====== INFORMATION PROVIDED

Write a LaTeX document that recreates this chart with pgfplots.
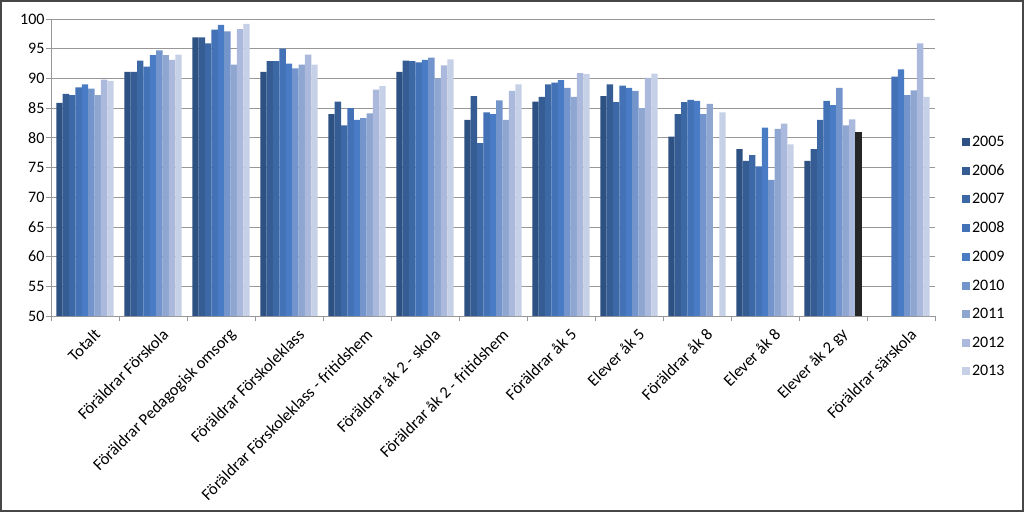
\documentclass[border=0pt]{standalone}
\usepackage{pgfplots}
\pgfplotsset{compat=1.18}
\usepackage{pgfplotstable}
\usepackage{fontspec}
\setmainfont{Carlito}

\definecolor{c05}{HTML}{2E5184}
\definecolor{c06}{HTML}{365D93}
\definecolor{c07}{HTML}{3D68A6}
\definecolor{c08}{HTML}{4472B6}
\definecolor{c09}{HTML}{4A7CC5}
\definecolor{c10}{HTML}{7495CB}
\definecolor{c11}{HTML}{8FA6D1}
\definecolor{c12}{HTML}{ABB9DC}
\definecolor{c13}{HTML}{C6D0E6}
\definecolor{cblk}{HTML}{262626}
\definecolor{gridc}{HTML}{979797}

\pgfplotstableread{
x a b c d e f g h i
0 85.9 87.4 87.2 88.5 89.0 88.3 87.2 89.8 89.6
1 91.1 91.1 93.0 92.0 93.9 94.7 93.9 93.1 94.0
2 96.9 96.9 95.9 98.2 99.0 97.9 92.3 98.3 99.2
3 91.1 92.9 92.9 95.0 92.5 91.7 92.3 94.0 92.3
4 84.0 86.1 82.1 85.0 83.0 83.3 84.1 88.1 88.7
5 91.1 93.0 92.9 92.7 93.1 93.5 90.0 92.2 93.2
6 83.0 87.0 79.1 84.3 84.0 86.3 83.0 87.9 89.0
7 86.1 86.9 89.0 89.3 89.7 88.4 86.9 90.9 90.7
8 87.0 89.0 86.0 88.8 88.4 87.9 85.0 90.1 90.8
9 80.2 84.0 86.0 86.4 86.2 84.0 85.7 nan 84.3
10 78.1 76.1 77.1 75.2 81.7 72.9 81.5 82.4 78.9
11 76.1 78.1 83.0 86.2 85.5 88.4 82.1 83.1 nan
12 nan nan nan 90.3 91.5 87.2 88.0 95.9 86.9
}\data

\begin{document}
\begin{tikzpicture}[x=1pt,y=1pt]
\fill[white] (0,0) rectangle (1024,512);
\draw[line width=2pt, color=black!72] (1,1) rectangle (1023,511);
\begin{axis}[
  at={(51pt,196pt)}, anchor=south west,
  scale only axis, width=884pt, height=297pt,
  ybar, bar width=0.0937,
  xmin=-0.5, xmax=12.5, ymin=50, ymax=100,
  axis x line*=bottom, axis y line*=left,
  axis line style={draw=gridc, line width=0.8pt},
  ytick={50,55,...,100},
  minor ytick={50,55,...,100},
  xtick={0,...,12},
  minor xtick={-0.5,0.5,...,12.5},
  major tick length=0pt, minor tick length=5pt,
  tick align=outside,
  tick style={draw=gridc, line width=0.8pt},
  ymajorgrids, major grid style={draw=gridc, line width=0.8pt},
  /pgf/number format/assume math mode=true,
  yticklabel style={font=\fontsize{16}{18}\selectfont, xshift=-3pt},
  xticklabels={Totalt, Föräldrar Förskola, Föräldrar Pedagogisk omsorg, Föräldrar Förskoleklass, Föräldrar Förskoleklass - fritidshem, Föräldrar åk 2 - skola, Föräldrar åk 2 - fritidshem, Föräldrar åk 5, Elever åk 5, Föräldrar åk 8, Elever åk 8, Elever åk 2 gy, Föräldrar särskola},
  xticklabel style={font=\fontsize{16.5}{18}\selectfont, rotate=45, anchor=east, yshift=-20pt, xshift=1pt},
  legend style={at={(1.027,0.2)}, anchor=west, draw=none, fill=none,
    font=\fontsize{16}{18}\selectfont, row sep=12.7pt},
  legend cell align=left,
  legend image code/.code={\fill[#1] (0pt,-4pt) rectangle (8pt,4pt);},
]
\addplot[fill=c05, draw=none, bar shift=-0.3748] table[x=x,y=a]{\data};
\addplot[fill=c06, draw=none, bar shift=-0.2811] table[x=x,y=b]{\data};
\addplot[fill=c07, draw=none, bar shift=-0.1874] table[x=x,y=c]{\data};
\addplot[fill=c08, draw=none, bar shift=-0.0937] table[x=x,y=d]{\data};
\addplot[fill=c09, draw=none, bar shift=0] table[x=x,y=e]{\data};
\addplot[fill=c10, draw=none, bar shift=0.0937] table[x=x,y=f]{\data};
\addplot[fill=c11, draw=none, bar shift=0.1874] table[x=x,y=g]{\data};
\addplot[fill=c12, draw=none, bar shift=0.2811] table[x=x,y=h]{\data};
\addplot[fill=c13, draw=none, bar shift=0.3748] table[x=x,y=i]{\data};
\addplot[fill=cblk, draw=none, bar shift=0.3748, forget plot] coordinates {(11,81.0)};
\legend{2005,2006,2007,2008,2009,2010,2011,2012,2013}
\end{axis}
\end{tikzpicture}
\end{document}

============

■ **GIVEN PROBLEM**
Copy out every line of the material above exactly, skipping the pictures.

■ **EXERCISE SOLUTION**
Write a LaTeX document that recreates this chart with pgfplots.
\documentclass[border=0pt]{standalone}
\usepackage{pgfplots}
\pgfplotsset{compat=1.18}
\usepackage{pgfplotstable}
\usepackage{fontspec}
\setmainfont{Carlito}

\definecolor{c05}{HTML}{2E5184}
\definecolor{c06}{HTML}{365D93}
\definecolor{c07}{HTML}{3D68A6}
\definecolor{c08}{HTML}{4472B6}
\definecolor{c09}{HTML}{4A7CC5}
\definecolor{c10}{HTML}{7495CB}
\definecolor{c11}{HTML}{8FA6D1}
\definecolor{c12}{HTML}{ABB9DC}
\definecolor{c13}{HTML}{C6D0E6}
\definecolor{cblk}{HTML}{262626}
\definecolor{gridc}{HTML}{979797}

\pgfplotstableread{
x a b c d e f g h i
0 85.9 87.4 87.2 88.5 89.0 88.3 87.2 89.8 89.6
1 91.1 91.1 93.0 92.0 93.9 94.7 93.9 93.1 94.0
2 96.9 96.9 95.9 98.2 99.0 97.9 92.3 98.3 99.2
3 91.1 92.9 92.9 95.0 92.5 91.7 92.3 94.0 92.3
4 84.0 86.1 82.1 85.0 83.0 83.3 84.1 88.1 88.7
5 91.1 93.0 92.9 92.7 93.1 93.5 90.0 92.2 93.2
6 83.0 87.0 79.1 84.3 84.0 86.3 83.0 87.9 89.0
7 86.1 86.9 89.0 89.3 89.7 88.4 86.9 90.9 90.7
8 87.0 89.0 86.0 88.8 88.4 87.9 85.0 90.1 90.8
9 80.2 84.0 86.0 86.4 86.2 84.0 85.7 nan 84.3
10 78.1 76.1 77.1 75.2 81.7 72.9 81.5 82.4 78.9
11 76.1 78.1 83.0 86.2 85.5 88.4 82.1 83.1 nan
12 nan nan nan 90.3 91.5 87.2 88.0 95.9 86.9
}\data

\begin{document}
\begin{tikzpicture}[x=1pt,y=1pt]
\fill[white] (0,0) rectangle (1024,512);
\draw[line width=2pt, color=black!72] (1,1) rectangle (1023,511);
\begin{axis}[
  at={(51pt,196pt)}, anchor=south west,
  scale only axis, width=884pt, height=297pt,
  ybar, bar width=0.0937,
  xmin=-0.5, xmax=12.5, ymin=50, ymax=100,
  axis x line*=bottom, axis y line*=left,
  axis line style={draw=gridc, line width=0.8pt},
  ytick={50,55,...,100},
  minor ytick={50,55,...,100},
  xtick={0,...,12},
  minor xtick={-0.5,0.5,...,12.5},
  major tick length=0pt, minor tick length=5pt,
  tick align=outside,
  tick style={draw=gridc, line width=0.8pt},
  ymajorgrids, major grid style={draw=gridc, line width=0.8pt},
  /pgf/number format/assume math mode=true,
  yticklabel style={font=\fontsize{16}{18}\selectfont, xshift=-3pt},
  xticklabels={Totalt, Föräldrar Förskola, Föräldrar Pedagogisk omsorg, Föräldrar Förskoleklass, Föräldrar Förskoleklass - fritidshem, Föräldrar åk 2 - skola, Föräldrar åk 2 - fritidshem, Föräldrar åk 5, Elever åk 5, Föräldrar åk 8, Elever åk 8, Elever åk 2 gy, Föräldrar särskola},
  xticklabel style={font=\fontsize{16.5}{18}\selectfont, rotate=45, anchor=east, yshift=-20pt, xshift=1pt},
  legend style={at={(1.027,0.2)}, anchor=west, draw=none, fill=none,
    font=\fontsize{16}{18}\selectfont, row sep=12.7pt},
  legend cell align=left,
  legend image code/.code={\fill[#1] (0pt,-4pt) rectangle (8pt,4pt);},
]
\addplot[fill=c05, draw=none, bar shift=-0.3748] table[x=x,y=a]{\data};
\addplot[fill=c06, draw=none, bar shift=-0.2811] table[x=x,y=b]{\data};
\addplot[fill=c07, draw=none, bar shift=-0.1874] table[x=x,y=c]{\data};
\addplot[fill=c08, draw=none, bar shift=-0.0937] table[x=x,y=d]{\data};
\addplot[fill=c09, draw=none, bar shift=0] table[x=x,y=e]{\data};
\addplot[fill=c10, draw=none, bar shift=0.0937] table[x=x,y=f]{\data};
\addplot[fill=c11, draw=none, bar shift=0.1874] table[x=x,y=g]{\data};
\addplot[fill=c12, draw=none, bar shift=0.2811] table[x=x,y=h]{\data};
\addplot[fill=c13, draw=none, bar shift=0.3748] table[x=x,y=i]{\data};
\addplot[fill=cblk, draw=none, bar shift=0.3748, forget plot] coordinates {(11,81.0)};
\legend{2005,2006,2007,2008,2009,2010,2011,2012,2013}
\end{axis}
\end{tikzpicture}
\end{document}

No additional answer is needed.